2. Kerri English Wagensveld  Thank you so much for inspiring me not to drop this race 3 weeks ago. You truly are the reason I even showed up, and helped me to a podium finish. I thank you so much.
3. Volunteers and Dean Johnson. You are all amazing. Very hard to beat that kind of support. Thanks for the congratulatory handshake direct from the race director as I finished. Special thanks to Leo Fung for the crazy support and good times for everyone!! To Jessica Kinsella for the Choco gels!! Jay Kinsella and Dave Proctor and Graham Glennie the three ultra running crazies I look up too.
4. At night there are kids causing a ruckus on the river. So I was saying hello to them. This included me saying hello to that damn clown. Luckily nobody saw me. Except the small rattler that I stepped on right after that!
5. The rubber snake.  Do you know that some people don't know what Lethbridge snakes look like. My time would have been 13:41 for the record. I had to wait 5 min for Patrick Humenny to arrive and lead the way past this snake.
6. Porcupines. Also didn't know how to handle this. Now I know they don't shoot their quills. My time may have been 13:35 because of 3 different ones.

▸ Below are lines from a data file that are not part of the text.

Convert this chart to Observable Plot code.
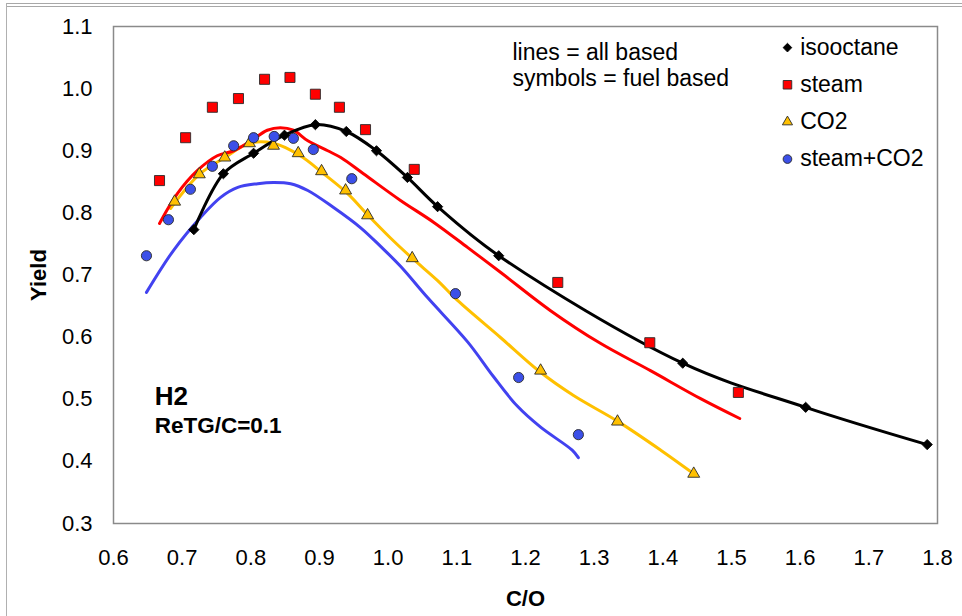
<!DOCTYPE html>
<html><head><meta charset="utf-8">
<script src="https://cdn.jsdelivr.net/npm/d3@7"></script>
<script src="https://cdn.jsdelivr.net/npm/@observablehq/plot@0.6"></script>
<style>
body{margin:0;background:#fff;}
#wrap{position:relative;width:962px;height:616px;overflow:hidden;background:#fff;}
#wrap .edge-top{position:absolute;left:6px;top:3px;right:0;height:2px;border-top:1px solid #a8a8a8;border-bottom:1px solid #a8a8a8;}
#wrap .edge-left{position:absolute;left:6px;top:3px;bottom:0;border-left:1px solid #b0b0b0;}
#wrap svg{position:absolute;left:0;top:0;}
</style></head><body>
<div id="wrap"><div class="edge-top"></div><div class="edge-left"></div></div>
<script>
// ---- data ----
const seriesNames = ["isooctane", "steam", "CO2", "steam+CO2"];

// symbols (fuel based)
const isoX   = [0.717, 0.760, 0.804, 0.849, 0.894, 0.939, 0.983, 1.028, 1.072, 1.161, 1.429, 1.608, 1.785];
const isoY   = [0.773, 0.863, 0.896, 0.925, 0.942, 0.931, 0.900, 0.857, 0.810, 0.731, 0.558, 0.487, 0.427];
const steamX = [0.667, 0.705, 0.744, 0.782, 0.820, 0.857, 0.894, 0.929, 0.967, 1.038, 1.247, 1.381, 1.510];
const steamY = [0.852, 0.921, 0.970, 0.984, 1.015, 1.018, 0.991, 0.970, 0.934, 0.870, 0.688, 0.591, 0.511];
const co2X   = [0.689, 0.725, 0.762, 0.798, 0.833, 0.869, 0.903, 0.938, 0.970, 1.035, 1.222, 1.334, 1.445];
const co2Y   = [0.818, 0.862, 0.889, 0.912, 0.908, 0.896, 0.867, 0.836, 0.796, 0.727, 0.546, 0.464, 0.380];
const mixX   = [0.648, 0.680, 0.712, 0.744, 0.775, 0.804, 0.834, 0.862, 0.891, 0.947, 1.098, 1.190, 1.277];
const mixY   = [0.731, 0.789, 0.838, 0.875, 0.908, 0.921, 0.923, 0.920, 0.902, 0.855, 0.670, 0.535, 0.443];

// lines (all based)
const isoLineX   = isoX;
const isoLineY   = isoY;
const steamLineX = [0.667, 0.693, 0.722, 0.751, 0.775, 0.800, 0.824, 0.843, 0.862, 0.883, 0.912, 0.931, 0.964, 1.018, 1.066, 1.116, 1.164, 1.236, 1.309, 1.382, 1.455, 1.512];
const steamLineY = [0.783, 0.831, 0.868, 0.892, 0.900, 0.916, 0.933, 0.937, 0.933, 0.916, 0.900, 0.889, 0.863, 0.820, 0.785, 0.744, 0.704, 0.643, 0.590, 0.546, 0.501, 0.469];
const co2LineX   = [0.683, 0.725, 0.762, 0.798, 0.833, 0.872, 0.906, 0.941, 0.970, 1.003, 1.035, 1.072, 1.101, 1.164, 1.220, 1.270, 1.335, 1.397, 1.445];
const co2LineY   = [0.807, 0.862, 0.889, 0.912, 0.912, 0.892, 0.863, 0.831, 0.797, 0.760, 0.727, 0.691, 0.659, 0.599, 0.545, 0.506, 0.464, 0.418, 0.380];
const mixLineX   = [0.648, 0.687, 0.727, 0.756, 0.781, 0.810, 0.833, 0.858, 0.883, 0.920, 0.960, 0.989, 1.018, 1.057, 1.116, 1.153, 1.188, 1.222, 1.268, 1.277];
const mixLineY   = [0.672, 0.739, 0.793, 0.825, 0.841, 0.847, 0.849, 0.847, 0.836, 0.809, 0.776, 0.746, 0.714, 0.664, 0.592, 0.537, 0.489, 0.455, 0.418, 0.406];

const xTicks = [0.6, 0.7, 0.8, 0.9, 1.0, 1.1, 1.2, 1.3, 1.4, 1.5, 1.6, 1.7, 1.8];
const yTicks = [0.3, 0.4, 0.5, 0.6, 0.7, 0.8, 0.9, 1.0, 1.1];

const noteLines = ["lines = all based", "symbols = fuel based"];
const caseLabel = "H2";
const caseSub = "ReTG/C=0.1";

// ---- build tables ----
const rows = (xs, ys) => xs.map((x, i) => ({x, y: ys[i]}));
const style = {
  "isooctane": {symbol: "diamond2",  r: 4.6, fill: "#000000", stroke: "#000000", line: "#000000"},
  "steam":     {symbol: "square2",   r: 6.4, fill: "#ff0000", stroke: "#2a2a2a", line: "#ff0000"},
  "CO2":       {symbol: "triangle2", r: 5.7, fill: "#ffc000", stroke: "#2a2a2a", line: "#ffc000"},
  "steam+CO2": {symbol: "circle",    r: 5.1, fill: "#3c50e8", stroke: "#2a2a2a", line: "#4242f0"}
};
const points = {
  "isooctane": rows(isoX, isoY), "steam": rows(steamX, steamY),
  "CO2": rows(co2X, co2Y), "steam+CO2": rows(mixX, mixY)
};
const lines = {
  "isooctane": rows(isoLineX, isoLineY), "steam": rows(steamLineX, steamLineY),
  "CO2": rows(co2LineX, co2LineY), "steam+CO2": rows(mixLineX, mixLineY)
};

const lineMarks = ["CO2", "steam+CO2", "steam", "isooctane"].map(s =>
  Plot.line(lines[s], {x: "x", y: "y", stroke: style[s].line, strokeWidth: 3, curve: "catmull-rom"}));
const dotMarks = ["steam", "CO2", "steam+CO2", "isooctane"].map(s =>
  Plot.dot(points[s], {x: "x", y: "y", symbol: () => style[s].symbol, r: style[s].r,
    fill: style[s].fill, stroke: style[s].stroke, strokeWidth: 0.9}));

// legend (inside plot area, top right)
const legendRows = seriesNames.map((name, i) => ({name, lx: 1.5815, tx: 1.600, y: 1.066 - i * 0.0598}));
const legendDots = legendRows.map(d =>
  Plot.dot([d], {x: "lx", y: "y", symbol: () => style[d.name].symbol, r: style[d.name].r * 0.85,
    fill: style[d.name].fill, stroke: style[d.name].stroke, strokeWidth: 0.9}));

const noteRows = noteLines.map((t, i) => ({t, x: 1.181, y: 1.058 - i * 0.042}));

const chart = Plot.plot({
  width: 962, height: 616,
  marginLeft: 113, marginRight: 25, marginTop: 26, marginBottom: 93,
  style: {fontFamily: "'Liberation Sans', Arial, sans-serif", fontSize: "22px", color: "#000", background: "transparent"},
  x: {domain: [0.6, 1.8]},
  y: {domain: [0.3, 1.1]},
  symbol: {type: "identity"},
  marks: [
    Plot.frame({stroke: "#8a8a8a", strokeWidth: 1.5}),
    Plot.axisX({ticks: xTicks, tickFormat: d3.format(".1f"), tickSize: 0, tickPadding: 26,
      label: "C/O", labelAnchor: "center", labelArrow: "none", labelOffset: 82, fontSize: 22}),
    Plot.axisY({ticks: yTicks, tickFormat: d3.format(".1f"), tickSize: 0, tickPadding: 21,
      label: "Yield", labelAnchor: "center", labelArrow: "none", labelOffset: 83, fontSize: 22}),
    ...lineMarks,
    ...dotMarks,
    ...legendDots,
    Plot.text(legendRows, {x: "tx", y: "y", text: "name", textAnchor: "start", fontSize: 23}),
    Plot.text(noteRows, {x: "x", y: "y", text: "t", textAnchor: "start", fontSize: 23}),
    Plot.text([caseLabel], {x: () => 0.66, y: () => 0.5044, text: d => d, textAnchor: "start", fontSize: 26, fontWeight: "bold"}),
    Plot.text([caseSub], {x: () => 0.66, y: () => 0.458, text: d => d, textAnchor: "start", fontSize: 22.5, fontWeight: "bold"})
  ]
});
document.getElementById("wrap").appendChild(chart);
d3.select(chart).selectAll('g[aria-label="x-axis label"] text, g[aria-label="y-axis label"] text').attr("font-weight", "bold");
</script>
</body></html>
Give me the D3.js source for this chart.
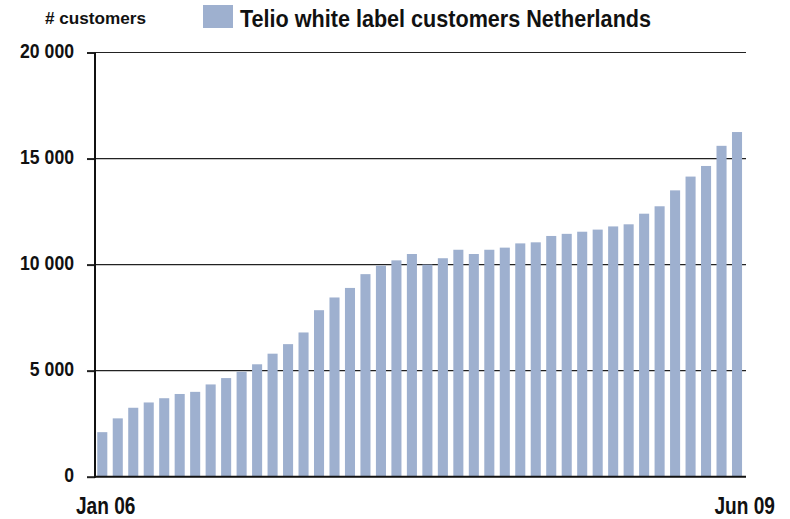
<!doctype html>
<html>
<head>
  <meta charset="utf-8">
  <script src="https://d3js.org/d3.v7.min.js"></script>
  <style>
    body { margin: 0; background: #fff; }
    text { font-family: "Liberation Sans", Arial, sans-serif; font-weight: bold; fill: #111; }
  </style>
</head>
<body>
<script>
  // monthly customers, Jan 06 .. Jun 09
  var months = d3.range(42).map(function(i){ return "m" + i; });
  var customers = [
    2100, 2750, 3250, 3500, 3700, 3900, 4000, 4350, 4650, 4950,
    5300, 5800, 6250, 6800, 7850, 8450, 8900, 9550, 9950, 10200,
    10500, 10000, 10300, 10700, 10500, 10700, 10800, 11000, 11050, 11350,
    11450, 11550, 11650, 11800, 11900, 12400, 12750, 13500, 14150, 14650,
    15600, 16250
  ];
  var yTicks = [0, 5000, 10000, 15000, 20000];
  var xLabels = ["Jan 06", "Jun 09"];
  var seriesName = "Telio white label customers Netherlands";
  var unitLabel = "# customers";
  var barColor = "#9eb0cf";

  var w = 790, h = 519;
  var svg = d3.select("body").append("svg")
    .attr("width", w)
    .attr("height", h);

  // the original uses a condensed face, so squeeze the text horizontally
  function squeeze(sel, f) {
    sel.each(function(){
      var l = this.getComputedTextLength();
      d3.select(this).attr("textLength", l * f).attr("lengthAdjust", "spacingAndGlyphs");
    });
  }

  var x = d3.scaleBand()
    .domain(months)
    .range([95.4, 743.9])
    .paddingInner(0.35)
    .paddingOuter(0.12);

  var y = d3.scaleLinear()
    .domain([0, 20000])
    .range([476.7, 52.5]);

  // grid lines
  svg.selectAll(".grid")
    .data(yTicks.filter(function(d){ return d > 0; }))
    .enter().append("line")
      .attr("class", "grid")
      .attr("x1", 95).attr("x2", 746)
      .attr("y1", function(d){ return y(d); })
      .attr("y2", function(d){ return y(d); })
      .style("stroke", "#222")
      .style("stroke-width", 1.2);

  svg.selectAll(".bar")
    .data(customers)
    .enter().append("rect")
      .attr("class", "bar")
      .attr("x", function(d, i){ return x(months[i]); })
      .attr("width", x.bandwidth())
      .attr("y", function(d){ return y(d); })
      .attr("height", function(d){ return y(0) - y(d); })
      .style("fill", barColor);

  // y axis
  var yAxis = d3.axisLeft(y)
    .tickValues(yTicks)
    .tickSize(8)
    .tickPadding(13)
    .tickFormat(function(d){ return d3.format(",")(d).replace(/,/g, " "); });

  var ga = svg.append("g")
    .attr("transform", "translate(95,0)")
    .call(yAxis);
  ga.select(".domain").remove();
  ga.selectAll(".tick line").style("stroke", "#222").style("stroke-width", 2);
  ga.selectAll(".tick text")
    .attr("dy", "0.24em")
    .style("font-size", "21px")
    .style("fill", "#111")
    .call(squeeze, 0.84);
  ga.attr("font-family", null).attr("font-size", null);

  svg.append("line")
    .attr("x1", 95).attr("x2", 95)
    .attr("y1", y(20000)).attr("y2", y(0) + 1)
    .style("stroke", "#111").style("stroke-width", 2);
  svg.append("line")
    .attr("x1", 94).attr("x2", 746)
    .attr("y1", y(0)).attr("y2", y(0))
    .style("stroke", "#111").style("stroke-width", 2);

  // x labels
  svg.append("text")
    .attr("x", 76).attr("y", 514)
    .style("font-size", "23px")
    .text(xLabels[0])
    .call(squeeze, 0.83);
  svg.append("text")
    .attr("x", 775).attr("y", 514)
    .attr("text-anchor", "end")
    .style("font-size", "23px")
    .text(xLabels[1])
    .call(squeeze, 0.83);

  // unit label
  svg.append("text")
    .attr("x", 45).attr("y", 24)
    .style("font-size", "16px")
    .text(unitLabel)
    .attr("textLength", 101).attr("lengthAdjust", "spacingAndGlyphs");

  // legend
  svg.append("rect")
    .attr("x", 203).attr("y", 5)
    .attr("width", 30).attr("height", 23)
    .style("fill", barColor);
  svg.append("text")
    .attr("x", 240).attr("y", 27)
    .style("font-size", "23px")
    .text(seriesName)
    .attr("textLength", 411).attr("lengthAdjust", "spacingAndGlyphs");
</script>
</body>
</html>
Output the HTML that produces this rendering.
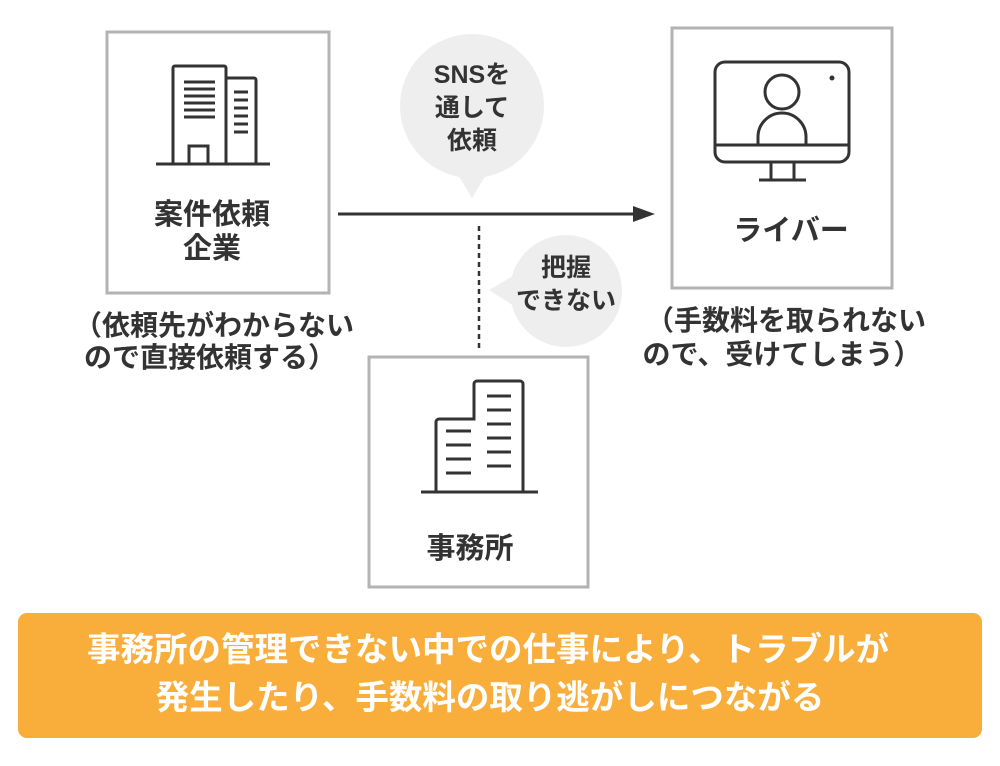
<!DOCTYPE html>
<html><head><meta charset="utf-8"><style>
body{margin:0;background:#fff;}
svg text{font-family:"Liberation Sans","Noto Sans CJK JP",sans-serif;fill:#333;}
</style></head><body>
<svg width="1000" height="761" viewBox="0 0 1000 761" xmlns="http://www.w3.org/2000/svg">
<rect x="107" y="32" width="222" height="261" fill="none" stroke="#b3b3b3" stroke-width="3"/>
<rect x="672" y="28" width="220" height="260" fill="none" stroke="#b3b3b3" stroke-width="3"/>
<rect x="369" y="357" width="219" height="230" fill="none" stroke="#b3b3b3" stroke-width="3"/>
<g fill="none" stroke="#333" stroke-width="3">
<path d="M156 164H270"/>
<path d="M173 164V68a2 2 0 0 1 2-2H224a2 2 0 0 1 2 2V164"/>
<path d="M226 78H254a2 2 0 0 1 2 2V164"/>
<path d="M189 164V146H208V164"/>
<path d="M184 82H215M184 89H215M184 96H215M184 103H215M184 110H215M184 117H215"/>
<path d="M234 92H248M234 100H248M234 108H248M234 116H248M234 124H248M234 132H248"/>
<path d="M421 492H538"/>
<path d="M436 492V422a3 3 0 0 1 3-3H474V384a3 3 0 0 1 3-3H520a3 3 0 0 1 3 3V492"/>
<path d="M446 431H471M446 445H471M446 459H471M446 473H471"/>
<path d="M487 396H511M487 410H511M487 424H511M487 438H511M487 452H511M487 466H511"/>
<rect x="715" y="62" width="134" height="100" rx="10"/>
<path d="M715 145H849"/>
<path d="M771 162V179M794 162V179M759 180H806"/>
<circle cx="782" cy="92" r="17"/>
<path d="M758 145V137a24 24 0 0 1 48 0V145"/>
</g>
<circle cx="832" cy="78" r="2.5" fill="#333"/>
<line x1="338" y1="214" x2="640" y2="214" stroke="#333" stroke-width="3"/>
<path d="M655 214L633 206L633 222Z" fill="#333"/>
<line x1="479" y1="226" x2="479" y2="350" stroke="#333" stroke-width="2.5" stroke-dasharray="5,4"/>
<circle cx="472" cy="106" r="72" fill="#eeeeee"/>
<path d="M452 165L472 198L492 165Z" fill="#eeeeee"/>
<circle cx="566" cy="291" r="56" fill="#eeeeee"/>
<path d="M520 272L489 290L520 310Z" fill="#eeeeee"/>
<g font-size="25" font-weight="bold" text-anchor="middle">
<text x="472" y="83">SNSを</text>
<text x="472" y="116">通して</text>
<text x="472" y="149">依頼</text>
<text x="566" y="276">把握</text>
<text x="566" y="309">できない</text>
</g>
<g font-size="29" text-anchor="middle" font-weight="bold">
<text x="212" y="224">案件依頼</text>
<text x="212" y="258">企業</text>
<text x="791" y="240">ライバー</text>
<text x="470" y="558">事務所</text>
</g>
<g font-size="28" text-anchor="middle" font-weight="bold">
<text x="214" y="335">（依頼先がわからない</text>
<text x="210" y="367">ので直接依頼する）</text>
<text x="786" y="330">（手数料を取られない</text>
<text x="782" y="364">ので、受けてしまう）</text>
</g>
<rect x="18" y="613" width="964" height="125" rx="9" fill="#f9ae3c"/>
<g font-size="33.5" font-weight="bold" text-anchor="middle">
<text x="488" y="661" style="fill:#fff">事務所の管理できない中での仕事により、トラブルが</text>
<text x="490" y="709" style="fill:#fff">発生したり、手数料の取り逃がしにつながる</text>
</g>
</svg>
</body></html>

They get out on the trail... You make noise and they waddle ahead of you nonchalantly.  Cute things though. I saw an owls eyes glaring on my last leg as well! Lots of deer along the way.
7.  It's all about that pace, bout that pace. This is the song I made up 1/4 of the way through. It stuck.  For 9 more hours. It motivated me to keep at least forward momentum if not run. I think we should make a music video.